EnqueueZero Techshack 2019-04

Kia ora! I am the creator of Enqueue Zero (https://enqueuezero.com), a site that explains code principles to Developers/DevOps/Sysadmins. This site is updated under a single man team since 2018. The `EnqueueZero Techshack` series is comprised of a bunch of interesting posts I wrote or found on the Internet. More importantly, I hope these posts would please you.

Please follow Twitter account @enqueuezero for the updates. Happy exploring!

Canary analysis: Lessons learned and best practices from Google and Waze

cloud.google.com

Investing in canary deployment will greatly increase your confidence in your deployment processes, lower the number of problems that impact your users, increase your velocity, and hopefully lower your stress level!

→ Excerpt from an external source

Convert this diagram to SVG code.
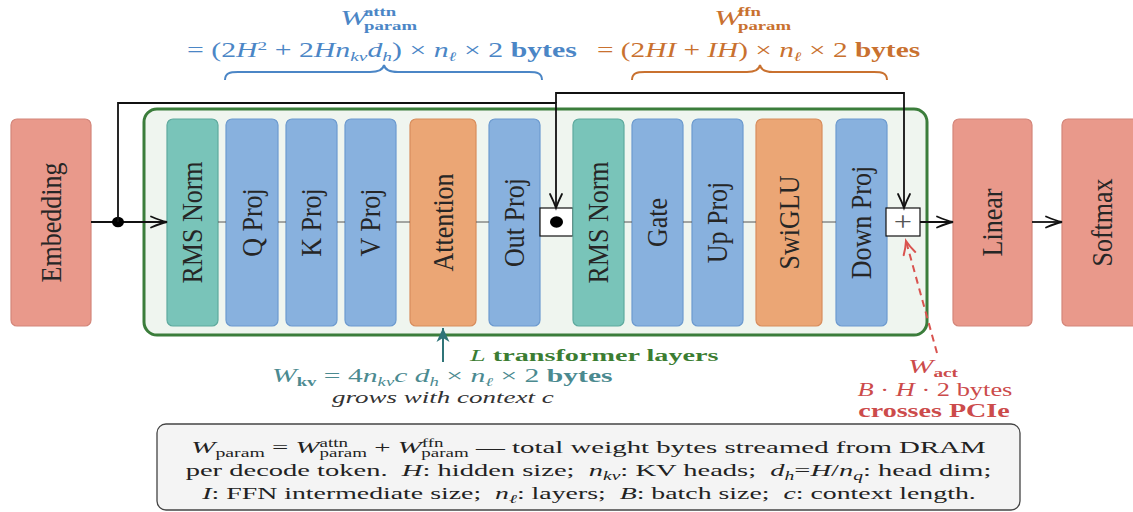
<svg xmlns="http://www.w3.org/2000/svg" width="1133" height="512" viewBox="0 0 1133 512">
  <style>
    .node rect { stroke-width: 1.2; }
    .salmon { fill: #e9998b; stroke: #d4867a; }
    .teal { fill: #79c4b9; stroke: #5eaa9e; }
    .blue { fill: #88b1de; stroke: #6c9acf; }
    .orange { fill: #eba675; stroke: #d88d5c; }
    .lbl { font-family: "Liberation Serif", "DejaVu Serif", serif; font-size: 26px; fill: #262626; text-anchor: middle; }
    .math { font-family: "Liberation Serif", "DejaVu Serif", serif; }
    .it { font-style: italic; }
    .bf { font-weight: bold; }
    .wire { fill: none; stroke: #111; stroke-width: 1.8; }
    .trunk { fill: none; stroke: #555; stroke-width: 1; }
    .brace { fill: none; stroke-width: 2; }
  </style>
  <defs>
    <marker id="toH" markerUnits="userSpaceOnUse" markerWidth="20" markerHeight="14" refX="0" refY="0" orient="auto" overflow="visible">
      <path d="M-16,-5.5 C-9,-2.5 -4,-0.8 0,0 C-4,0.8 -9,2.5 -16,5.5" fill="none" stroke="#111" stroke-width="1.8" stroke-linecap="round"/>
    </marker>
    <marker id="toV" markerUnits="userSpaceOnUse" markerWidth="20" markerHeight="14" refX="0" refY="0" orient="auto" overflow="visible">
      <path d="M-14,-6 C-8,-3 -3,-1 0,0 C-3,1 -8,3 -14,6" fill="none" stroke="#111" stroke-width="1.8" stroke-linecap="round"/>
    </marker>
    <marker id="toRed" markerUnits="userSpaceOnUse" markerWidth="20" markerHeight="14" refX="0" refY="0" orient="auto" overflow="visible">
      <path d="M-13,-6 C-8,-3 -3,-1 0,0 C-3,1 -8,3 -13,6" fill="none" stroke="#d9534f" stroke-width="2" stroke-linecap="round"/>
    </marker>
    <marker id="stealthTeal" markerUnits="userSpaceOnUse" markerWidth="20" markerHeight="14" refX="0" refY="0" orient="auto" overflow="visible">
      <path d="M-14,-6.5 L0,0 L-14,6.5 L-10,0 Z" fill="#2f7478"/>
    </marker>
  </defs>

  <!-- transformer layer container -->
  <g id="layer-block">
    <rect x="144" y="109" width="783" height="226" rx="13" fill="#eff5ef" stroke="#3b7d3b" stroke-width="3"/>
  </g>

  <!-- nodes -->
  <g id="embedding" class="node">
    <rect class="salmon" x="11" y="119" width="80" height="207" rx="6"/>
    <text class="lbl" transform="translate(51,222.5) scale(1.12,1) rotate(-90)" dy="0.33em">Embedding</text>
  </g>
  <g id="rms-norm-1" class="node">
    <rect class="teal" x="167" y="119" width="51" height="207" rx="6"/>
    <text class="lbl" transform="translate(192.5,222.5) scale(1.12,1) rotate(-90)" dy="0.33em">RMS Norm</text>
  </g>
  <g id="q-proj" class="node">
    <rect class="blue" x="226" y="119" width="52" height="207" rx="6"/>
    <text class="lbl" transform="translate(252,222.5) scale(1.12,1) rotate(-90)" dy="0.33em">Q Proj</text>
  </g>
  <g id="k-proj" class="node">
    <rect class="blue" x="286" y="119" width="51" height="207" rx="6"/>
    <text class="lbl" transform="translate(311.5,222.5) scale(1.12,1) rotate(-90)" dy="0.33em">K Proj</text>
  </g>
  <g id="v-proj" class="node">
    <rect class="blue" x="345" y="119" width="51" height="207" rx="6"/>
    <text class="lbl" transform="translate(370.5,222.5) scale(1.12,1) rotate(-90)" dy="0.33em">V Proj</text>
  </g>
  <g id="attention" class="node">
    <rect class="orange" x="410" y="119" width="66" height="207" rx="6"/>
    <text class="lbl" transform="translate(443,222.5) scale(1.12,1) rotate(-90)" dy="0.33em">Attention</text>
  </g>
  <g id="out-proj" class="node">
    <rect class="blue" x="489" y="119" width="51" height="207" rx="6"/>
    <text class="lbl" transform="translate(514.5,222.5) scale(1.12,1) rotate(-90)" dy="0.33em">Out Proj</text>
  </g>
  <g id="residual-1" class="node">
    <rect x="540" y="208" width="33" height="28" fill="#fff" stroke="#111" stroke-width="1.5"/>
    <ellipse cx="556.5" cy="222" rx="6.5" ry="5.8" fill="#000"/>
  </g>
  <g id="rms-norm-2" class="node">
    <rect class="teal" x="573" y="119" width="51" height="207" rx="6"/>
    <text class="lbl" transform="translate(598.5,222.5) scale(1.12,1) rotate(-90)" dy="0.33em">RMS Norm</text>
  </g>
  <g id="gate" class="node">
    <rect class="blue" x="632" y="119" width="51" height="207" rx="6"/>
    <text class="lbl" transform="translate(657.5,222.5) scale(1.12,1) rotate(-90)" dy="0.33em">Gate</text>
  </g>
  <g id="up-proj" class="node">
    <rect class="blue" x="692" y="119" width="51" height="207" rx="6"/>
    <text class="lbl" transform="translate(717.5,222.5) scale(1.12,1) rotate(-90)" dy="0.33em">Up Proj</text>
  </g>
  <g id="swiglu" class="node">
    <rect class="orange" x="756" y="119" width="66" height="207" rx="6"/>
    <text class="lbl" transform="translate(789,222.5) scale(1.12,1) rotate(-90)" dy="0.33em">SwiGLU</text>
  </g>
  <g id="down-proj" class="node">
    <rect class="blue" x="836" y="119" width="51" height="207" rx="6"/>
    <text class="lbl" transform="translate(861.5,222.5) scale(1.12,1) rotate(-90)" dy="0.33em">Down Proj</text>
  </g>
  <g id="residual-2" class="node">
    <rect x="886" y="208" width="34" height="28" fill="#fff" stroke="#111" stroke-width="1.5"/>
    <text class="math" transform="translate(903,231) scale(1.2,1)" font-size="27" fill="#555" text-anchor="middle">+</text>
  </g>
  <g id="linear" class="node">
    <rect class="salmon" x="953" y="119" width="79" height="207" rx="6"/>
    <text class="lbl" transform="translate(992.5,222.5) scale(1.12,1) rotate(-90)" dy="0.33em">Linear</text>
  </g>
  <g id="softmax" class="node">
    <rect class="salmon" x="1062" y="119" width="80" height="207" rx="6"/>
    <text class="lbl" transform="translate(1102,222.5) scale(1.12,1) rotate(-90)" dy="0.33em">Softmax</text>
  </g>

  <!-- connectors -->
  <g id="connectors">
    <path class="trunk" d="M218,222H226 M278,222H286 M337,222H345 M396,222H410 M476,222H489 M624,222H632 M683,222H692 M743,222H756 M822,222H836"/>
    <path class="wire" d="M91,222H167" marker-end="url(#toH)"/>
    <ellipse cx="118" cy="222" rx="6" ry="5.3" fill="#000"/>
    <path class="wire" d="M118,222V103H556V208" marker-end="url(#toV)"/>
    <path class="wire" d="M556,103V93H904V208" marker-end="url(#toV)"/>
    <path class="wire" d="M920,222H953" marker-end="url(#toH)"/>
    <path class="wire" d="M1032,222H1062" marker-end="url(#toH)"/>
    <path d="M937,353L906,241" fill="none" stroke="#d9534f" stroke-width="2" stroke-dasharray="7,5" marker-end="url(#toRed)"/>
    <path d="M443,362V328" fill="none" stroke="#2f7478" stroke-width="2" marker-end="url(#stealthTeal)"/>
  </g>

  <!-- attention weight annotation -->
  <g id="attn-weights" fill="#4b86c6">
    <g transform="translate(340,0) scale(1.5,1)">
      <text class="math it" y="25" font-size="22">W</text>
      <text class="math bf" x="16" y="16" font-size="12.5">attn</text>
      <text class="math bf" x="16" y="30" font-size="12.5">param</text>
    </g>
    <g transform="translate(187,0) scale(1.49,1)">
      <text class="math" y="57" font-size="20">= (2<tspan class="it">H</tspan><tspan font-size="13" baseline-shift="7">2</tspan> + 2<tspan class="it">Hn</tspan><tspan class="it" font-size="13" baseline-shift="-4">kv</tspan><tspan class="it">d</tspan><tspan class="it" font-size="13" baseline-shift="-4">h</tspan>) × <tspan class="it">n</tspan><tspan class="it" font-size="13" baseline-shift="-4">ℓ</tspan> × 2 <tspan class="bf">bytes</tspan></text>
    </g>
    <path class="brace" stroke="#4b86c6" d="M225,80 C225,73 230,72 238,72 L370,72 C378,72 383,70 384,65 C385,70 390,72 398,72 L529,72 C537,72 542,73 542,80"/>
  </g>

  <!-- ffn weight annotation -->
  <g id="ffn-weights" fill="#c9712f">
    <g transform="translate(714,0) scale(1.5,1)">
      <text class="math it" y="25" font-size="22">W</text>
      <text class="math bf" x="16" y="16" font-size="12.5">ffn</text>
      <text class="math bf" x="16" y="30" font-size="12.5">param</text>
    </g>
    <g transform="translate(597,0) scale(1.465,1)">
      <text class="math" y="57" font-size="20">= (2<tspan class="it">HI</tspan> + <tspan class="it">IH</tspan>) × <tspan class="it">n</tspan><tspan class="it" font-size="13" baseline-shift="-4">ℓ</tspan> × 2 <tspan class="bf">bytes</tspan></text>
    </g>
    <path class="brace" stroke="#c9712f" d="M632,80 C632,73 637,72 645,72 L747,72 C755,72 759,70 760,65 C761,70 765,72 773,72 L874,72 C882,72 887,73 887,80"/>
  </g>

  <!-- layer caption -->
  <g id="layer-caption" fill="#3b7d32">
    <g transform="translate(470,0) scale(1.66,1)">
      <text class="math" y="361" font-size="17"><tspan class="it">L</tspan> <tspan class="bf">transformer layers</tspan></text>
    </g>
  </g>

  <!-- KV cache annotation -->
  <g id="kv-weights">
    <g transform="translate(272,0) scale(1.56,1)" fill="#4b8a90">
      <text class="math" y="382" font-size="19"><tspan class="it">W</tspan><tspan class="bf" font-size="12" baseline-shift="-4">kv</tspan> = 4<tspan class="it">n</tspan><tspan class="it" font-size="12" baseline-shift="-4">kv</tspan><tspan class="it">c d</tspan><tspan class="it" font-size="12" baseline-shift="-4">h</tspan> × <tspan class="it">n</tspan><tspan class="it" font-size="12" baseline-shift="-4">ℓ</tspan> × 2 <tspan class="bf">bytes</tspan></text>
    </g>
    <g transform="translate(332,0) scale(1.59,1)" fill="#333">
      <text class="math it" y="403" font-size="17">grows with context c</text>
    </g>
  </g>

  <!-- activation transfer annotation -->
  <g id="act-transfer" fill="#cc4b4b">
    <g transform="translate(933,0) scale(1.6,1)">
      <text class="math" y="373" font-size="19" text-anchor="middle"><tspan class="it">W</tspan><tspan class="bf" font-size="12" baseline-shift="-4">act</tspan></text>
    </g>
    <g transform="translate(935,0) scale(1.39,1)">
      <text class="math" y="396" font-size="19" text-anchor="middle"><tspan class="it">B</tspan> · <tspan class="it">H</tspan> · 2 bytes</text>
    </g>
    <g transform="translate(934,0) scale(1.56,1)">
      <text class="math bf" y="417" font-size="18" text-anchor="middle">crosses PCIe</text>
    </g>
  </g>

  <!-- legend -->
  <g id="legend">
    <rect x="157" y="424" width="863" height="86" rx="9" fill="#f4f4f4" stroke="#444" stroke-width="1.3"/>
    <g fill="#222">
      <g transform="translate(588.5,0) scale(1.65,1)">
        <text class="math" y="453" font-size="17.5" text-anchor="middle"><tspan class="it">W</tspan><tspan font-size="12" baseline-shift="-4">param</tspan> = <tspan class="it">W</tspan><tspan font-size="11.5" baseline-shift="6">attn</tspan><tspan font-size="11.5" baseline-shift="-4" dx="-17.25">param</tspan> + <tspan class="it">W</tspan><tspan font-size="11.5" baseline-shift="6">ffn</tspan><tspan font-size="11.5" baseline-shift="-4" dx="-13.4">param</tspan> — total weight bytes streamed from DRAM</text>
      </g>
      <g transform="translate(588.5,0) scale(1.63,1)">
        <text class="math" y="476" font-size="17.5" text-anchor="middle">per decode token.&#160; <tspan class="it">H</tspan>: hidden size;&#160; <tspan class="it">n</tspan><tspan class="it" font-size="12" baseline-shift="-4">kv</tspan>: KV heads;&#160; <tspan class="it">d</tspan><tspan class="it" font-size="12" baseline-shift="-4">h</tspan>=<tspan class="it">H</tspan>/<tspan class="it">n</tspan><tspan class="it" font-size="12" baseline-shift="-4">q</tspan>: head dim;</text>
      </g>
      <g transform="translate(589,0) scale(1.59,1)">
        <text class="math" y="499" font-size="17.5" text-anchor="middle"><tspan class="it">I</tspan>: FFN intermediate size;&#160; <tspan class="it">n</tspan><tspan class="it" font-size="12" baseline-shift="-4">ℓ</tspan>: layers;&#160; <tspan class="it">B</tspan>: batch size;&#160; <tspan class="it">c</tspan>: context length.</text>
      </g>
    </g>
  </g>
</svg>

Below are the things to care:

  • Pipeline: configuration -> set latest version -> bake GCP (allocate cloud resource) -> canary analysis -> manual judgement -> send production update -> deploy red-black
  • Prerequisite of canary deployment:
    • an external monitoring system to provide the data for canary analysis.
    • build SLOs to measure the health of the services.
  • Canary best practice:
    • Compare the canary against a baseline, not against production
    • Run the canary for enough time
    • Carefully choose which metrics to analyze
    • Create a standard set of reusable canary configs

The Night of A Cascading Failure

rachelbythebay.com

What a tragedy! Someone tripped over a bug, submitting code that can yield a negative number calculated for a size_t type. Unfortunately, when the real case happens, the entire system went down, including the bastion host. Seriously, almost NO ONE can log in to the data center and fix the issue.

Lesson Learned:

  • Rather than string splitting, it's better to use Regex for matching what you exactly need.
  • Rather than having the whole world die, let your service alive even if the dependencies are unavailable.
  • Think about the possibility of failure injection.
  • Be kind to your coworkers. They didn't write the bug. They just tripped it.

Scaling Engineering Teams via Writing Things Down and Sharing - aka RFCs

blog.pragmaticengineer

Check out the approach if you happen to have below problems:

  • The lack of visibility on others building or having built the same thing as my team.
  • The tech and architecture debt accumulated due to different teams building things very differently, both approach-wise and quality-wise.

The solution is by taking below steps:

  • Do planning before building something new.
  • Capture this plan in a short, written document.
  • Have a few, select people approve this plan before starting work.
  • Send this planning document out to all engineers in the company.
  • Have everyone follow the above steps.

The approach encourages reviewing and spreading knowledge across the organization. Besides, If everyone agrees on how the project should be done then writing the approach down should be a piece of cake.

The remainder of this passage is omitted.